WHAT THIS TASK INVOLVES: Write down each entry again, exactly as it reads.

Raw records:
__________________________________________________
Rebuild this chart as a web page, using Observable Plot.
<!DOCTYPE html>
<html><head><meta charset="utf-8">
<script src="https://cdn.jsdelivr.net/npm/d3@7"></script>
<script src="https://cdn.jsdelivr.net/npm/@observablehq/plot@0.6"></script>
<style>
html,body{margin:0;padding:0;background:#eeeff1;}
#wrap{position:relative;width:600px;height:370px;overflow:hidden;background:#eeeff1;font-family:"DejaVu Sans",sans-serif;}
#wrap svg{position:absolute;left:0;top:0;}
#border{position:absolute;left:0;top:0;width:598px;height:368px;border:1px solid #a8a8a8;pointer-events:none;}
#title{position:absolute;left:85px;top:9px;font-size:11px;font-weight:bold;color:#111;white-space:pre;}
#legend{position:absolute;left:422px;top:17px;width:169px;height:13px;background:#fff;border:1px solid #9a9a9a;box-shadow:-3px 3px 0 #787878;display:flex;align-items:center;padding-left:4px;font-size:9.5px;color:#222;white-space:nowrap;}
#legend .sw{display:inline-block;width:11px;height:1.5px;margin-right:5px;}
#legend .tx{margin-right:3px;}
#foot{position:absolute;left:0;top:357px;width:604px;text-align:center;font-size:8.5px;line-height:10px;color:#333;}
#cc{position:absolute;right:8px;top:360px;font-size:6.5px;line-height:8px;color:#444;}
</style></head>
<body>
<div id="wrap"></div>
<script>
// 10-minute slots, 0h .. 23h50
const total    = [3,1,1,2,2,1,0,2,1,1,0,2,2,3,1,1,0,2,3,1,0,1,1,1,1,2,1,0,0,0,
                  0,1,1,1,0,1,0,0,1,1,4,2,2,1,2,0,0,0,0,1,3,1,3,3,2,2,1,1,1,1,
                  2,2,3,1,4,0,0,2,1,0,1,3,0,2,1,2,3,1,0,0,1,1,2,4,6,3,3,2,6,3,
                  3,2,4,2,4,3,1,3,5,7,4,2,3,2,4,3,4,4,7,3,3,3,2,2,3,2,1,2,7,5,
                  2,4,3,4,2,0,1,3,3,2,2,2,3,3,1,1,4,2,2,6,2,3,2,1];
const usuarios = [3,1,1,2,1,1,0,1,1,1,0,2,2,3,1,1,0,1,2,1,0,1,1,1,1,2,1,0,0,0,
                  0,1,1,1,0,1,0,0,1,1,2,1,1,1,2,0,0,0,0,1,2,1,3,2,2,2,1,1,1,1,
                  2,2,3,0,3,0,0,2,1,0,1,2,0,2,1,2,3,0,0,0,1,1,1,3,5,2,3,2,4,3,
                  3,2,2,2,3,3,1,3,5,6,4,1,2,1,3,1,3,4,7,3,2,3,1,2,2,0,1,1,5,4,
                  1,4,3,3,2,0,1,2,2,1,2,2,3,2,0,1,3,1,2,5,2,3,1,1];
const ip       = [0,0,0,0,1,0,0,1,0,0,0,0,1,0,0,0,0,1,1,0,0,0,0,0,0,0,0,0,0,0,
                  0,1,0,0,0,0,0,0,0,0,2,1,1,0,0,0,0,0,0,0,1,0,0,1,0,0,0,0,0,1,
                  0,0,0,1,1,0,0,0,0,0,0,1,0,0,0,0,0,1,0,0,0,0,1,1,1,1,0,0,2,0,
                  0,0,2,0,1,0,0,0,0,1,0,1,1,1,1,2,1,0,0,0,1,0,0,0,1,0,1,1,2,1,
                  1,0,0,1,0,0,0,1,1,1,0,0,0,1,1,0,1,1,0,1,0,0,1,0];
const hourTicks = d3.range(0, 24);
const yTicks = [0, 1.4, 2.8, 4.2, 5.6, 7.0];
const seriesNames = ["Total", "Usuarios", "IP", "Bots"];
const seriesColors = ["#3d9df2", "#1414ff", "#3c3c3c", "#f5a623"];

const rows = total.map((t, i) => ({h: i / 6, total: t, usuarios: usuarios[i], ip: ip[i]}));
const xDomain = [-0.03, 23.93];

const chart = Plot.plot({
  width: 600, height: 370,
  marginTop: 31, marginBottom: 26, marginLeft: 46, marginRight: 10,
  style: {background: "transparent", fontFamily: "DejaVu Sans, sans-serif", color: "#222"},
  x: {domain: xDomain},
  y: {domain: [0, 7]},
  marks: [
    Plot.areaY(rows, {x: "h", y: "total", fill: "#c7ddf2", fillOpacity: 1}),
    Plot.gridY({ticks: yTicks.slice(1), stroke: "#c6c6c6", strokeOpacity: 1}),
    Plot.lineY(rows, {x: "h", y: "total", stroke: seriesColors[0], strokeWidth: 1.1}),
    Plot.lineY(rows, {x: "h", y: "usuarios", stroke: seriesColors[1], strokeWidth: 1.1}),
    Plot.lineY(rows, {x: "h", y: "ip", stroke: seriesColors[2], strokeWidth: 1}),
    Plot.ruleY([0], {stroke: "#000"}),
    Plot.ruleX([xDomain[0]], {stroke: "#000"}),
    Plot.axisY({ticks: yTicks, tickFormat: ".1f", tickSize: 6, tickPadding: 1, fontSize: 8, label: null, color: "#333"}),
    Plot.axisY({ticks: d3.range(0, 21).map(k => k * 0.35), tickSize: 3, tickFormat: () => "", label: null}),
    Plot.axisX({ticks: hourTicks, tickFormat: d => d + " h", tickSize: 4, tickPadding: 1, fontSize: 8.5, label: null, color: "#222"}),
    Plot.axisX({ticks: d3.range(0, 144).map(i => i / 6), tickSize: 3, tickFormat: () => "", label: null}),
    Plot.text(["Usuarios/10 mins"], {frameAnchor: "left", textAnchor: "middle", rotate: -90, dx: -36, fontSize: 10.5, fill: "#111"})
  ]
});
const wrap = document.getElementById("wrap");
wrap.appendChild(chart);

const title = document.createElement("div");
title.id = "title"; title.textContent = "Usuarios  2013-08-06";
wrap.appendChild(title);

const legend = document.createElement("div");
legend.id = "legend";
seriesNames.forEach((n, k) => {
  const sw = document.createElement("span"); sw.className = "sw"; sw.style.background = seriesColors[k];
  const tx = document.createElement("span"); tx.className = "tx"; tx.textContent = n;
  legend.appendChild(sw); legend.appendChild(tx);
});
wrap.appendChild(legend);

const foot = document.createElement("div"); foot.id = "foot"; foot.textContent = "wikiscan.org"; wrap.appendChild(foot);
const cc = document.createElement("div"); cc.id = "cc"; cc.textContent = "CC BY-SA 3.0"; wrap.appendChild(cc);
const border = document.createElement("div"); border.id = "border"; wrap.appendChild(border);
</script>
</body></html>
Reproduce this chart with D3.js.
__________________________________________________
WORKED SOLUTION:
Rebuild this chart as a web page, using Observable Plot.
<!DOCTYPE html>
<html><head><meta charset="utf-8">
<script src="https://cdn.jsdelivr.net/npm/d3@7"></script>
<script src="https://cdn.jsdelivr.net/npm/@observablehq/plot@0.6"></script>
<style>
html,body{margin:0;padding:0;background:#eeeff1;}
#wrap{position:relative;width:600px;height:370px;overflow:hidden;background:#eeeff1;font-family:"DejaVu Sans",sans-serif;}
#wrap svg{position:absolute;left:0;top:0;}
#border{position:absolute;left:0;top:0;width:598px;height:368px;border:1px solid #a8a8a8;pointer-events:none;}
#title{position:absolute;left:85px;top:9px;font-size:11px;font-weight:bold;color:#111;white-space:pre;}
#legend{position:absolute;left:422px;top:17px;width:169px;height:13px;background:#fff;border:1px solid #9a9a9a;box-shadow:-3px 3px 0 #787878;display:flex;align-items:center;padding-left:4px;font-size:9.5px;color:#222;white-space:nowrap;}
#legend .sw{display:inline-block;width:11px;height:1.5px;margin-right:5px;}
#legend .tx{margin-right:3px;}
#foot{position:absolute;left:0;top:357px;width:604px;text-align:center;font-size:8.5px;line-height:10px;color:#333;}
#cc{position:absolute;right:8px;top:360px;font-size:6.5px;line-height:8px;color:#444;}
</style></head>
<body>
<div id="wrap"></div>
<script>
// 10-minute slots, 0h .. 23h50
const total    = [3,1,1,2,2,1,0,2,1,1,0,2,2,3,1,1,0,2,3,1,0,1,1,1,1,2,1,0,0,0,
                  0,1,1,1,0,1,0,0,1,1,4,2,2,1,2,0,0,0,0,1,3,1,3,3,2,2,1,1,1,1,
                  2,2,3,1,4,0,0,2,1,0,1,3,0,2,1,2,3,1,0,0,1,1,2,4,6,3,3,2,6,3,
                  3,2,4,2,4,3,1,3,5,7,4,2,3,2,4,3,4,4,7,3,3,3,2,2,3,2,1,2,7,5,
                  2,4,3,4,2,0,1,3,3,2,2,2,3,3,1,1,4,2,2,6,2,3,2,1];
const usuarios = [3,1,1,2,1,1,0,1,1,1,0,2,2,3,1,1,0,1,2,1,0,1,1,1,1,2,1,0,0,0,
                  0,1,1,1,0,1,0,0,1,1,2,1,1,1,2,0,0,0,0,1,2,1,3,2,2,2,1,1,1,1,
                  2,2,3,0,3,0,0,2,1,0,1,2,0,2,1,2,3,0,0,0,1,1,1,3,5,2,3,2,4,3,
                  3,2,2,2,3,3,1,3,5,6,4,1,2,1,3,1,3,4,7,3,2,3,1,2,2,0,1,1,5,4,
                  1,4,3,3,2,0,1,2,2,1,2,2,3,2,0,1,3,1,2,5,2,3,1,1];
const ip       = [0,0,0,0,1,0,0,1,0,0,0,0,1,0,0,0,0,1,1,0,0,0,0,0,0,0,0,0,0,0,
                  0,1,0,0,0,0,0,0,0,0,2,1,1,0,0,0,0,0,0,0,1,0,0,1,0,0,0,0,0,1,
                  0,0,0,1,1,0,0,0,0,0,0,1,0,0,0,0,0,1,0,0,0,0,1,1,1,1,0,0,2,0,
                  0,0,2,0,1,0,0,0,0,1,0,1,1,1,1,2,1,0,0,0,1,0,0,0,1,0,1,1,2,1,
                  1,0,0,1,0,0,0,1,1,1,0,0,0,1,1,0,1,1,0,1,0,0,1,0];
const hourTicks = d3.range(0, 24);
const yTicks = [0, 1.4, 2.8, 4.2, 5.6, 7.0];
const seriesNames = ["Total", "Usuarios", "IP", "Bots"];
const seriesColors = ["#3d9df2", "#1414ff", "#3c3c3c", "#f5a623"];

const rows = total.map((t, i) => ({h: i / 6, total: t, usuarios: usuarios[i], ip: ip[i]}));
const xDomain = [-0.03, 23.93];

const chart = Plot.plot({
  width: 600, height: 370,
  marginTop: 31, marginBottom: 26, marginLeft: 46, marginRight: 10,
  style: {background: "transparent", fontFamily: "DejaVu Sans, sans-serif", color: "#222"},
  x: {domain: xDomain},
  y: {domain: [0, 7]},
  marks: [
    Plot.areaY(rows, {x: "h", y: "total", fill: "#c7ddf2", fillOpacity: 1}),
    Plot.gridY({ticks: yTicks.slice(1), stroke: "#c6c6c6", strokeOpacity: 1}),
    Plot.lineY(rows, {x: "h", y: "total", stroke: seriesColors[0], strokeWidth: 1.1}),
    Plot.lineY(rows, {x: "h", y: "usuarios", stroke: seriesColors[1], strokeWidth: 1.1}),
    Plot.lineY(rows, {x: "h", y: "ip", stroke: seriesColors[2], strokeWidth: 1}),
    Plot.ruleY([0], {stroke: "#000"}),
    Plot.ruleX([xDomain[0]], {stroke: "#000"}),
    Plot.axisY({ticks: yTicks, tickFormat: ".1f", tickSize: 6, tickPadding: 1, fontSize: 8, label: null, color: "#333"}),
    Plot.axisY({ticks: d3.range(0, 21).map(k => k * 0.35), tickSize: 3, tickFormat: () => "", label: null}),
    Plot.axisX({ticks: hourTicks, tickFormat: d => d + " h", tickSize: 4, tickPadding: 1, fontSize: 8.5, label: null, color: "#222"}),
    Plot.axisX({ticks: d3.range(0, 144).map(i => i / 6), tickSize: 3, tickFormat: () => "", label: null}),
    Plot.text(["Usuarios/10 mins"], {frameAnchor: "left", textAnchor: "middle", rotate: -90, dx: -36, fontSize: 10.5, fill: "#111"})
  ]
});
const wrap = document.getElementById("wrap");
wrap.appendChild(chart);

const title = document.createElement("div");
title.id = "title"; title.textContent = "Usuarios  2013-08-06";
wrap.appendChild(title);

const legend = document.createElement("div");
legend.id = "legend";
seriesNames.forEach((n, k) => {
  const sw = document.createElement("span"); sw.className = "sw"; sw.style.background = seriesColors[k];
  const tx = document.createElement("span"); tx.className = "tx"; tx.textContent = n;
  legend.appendChild(sw); legend.appendChild(tx);
});
wrap.appendChild(legend);

const foot = document.createElement("div"); foot.id = "foot"; foot.textContent = "wikiscan.org"; wrap.appendChild(foot);
const cc = document.createElement("div"); cc.id = "cc"; cc.textContent = "CC BY-SA 3.0"; wrap.appendChild(cc);
const border = document.createElement("div"); border.id = "border"; wrap.appendChild(border);
</script>
</body></html>
Reproduce this chart with D3.js.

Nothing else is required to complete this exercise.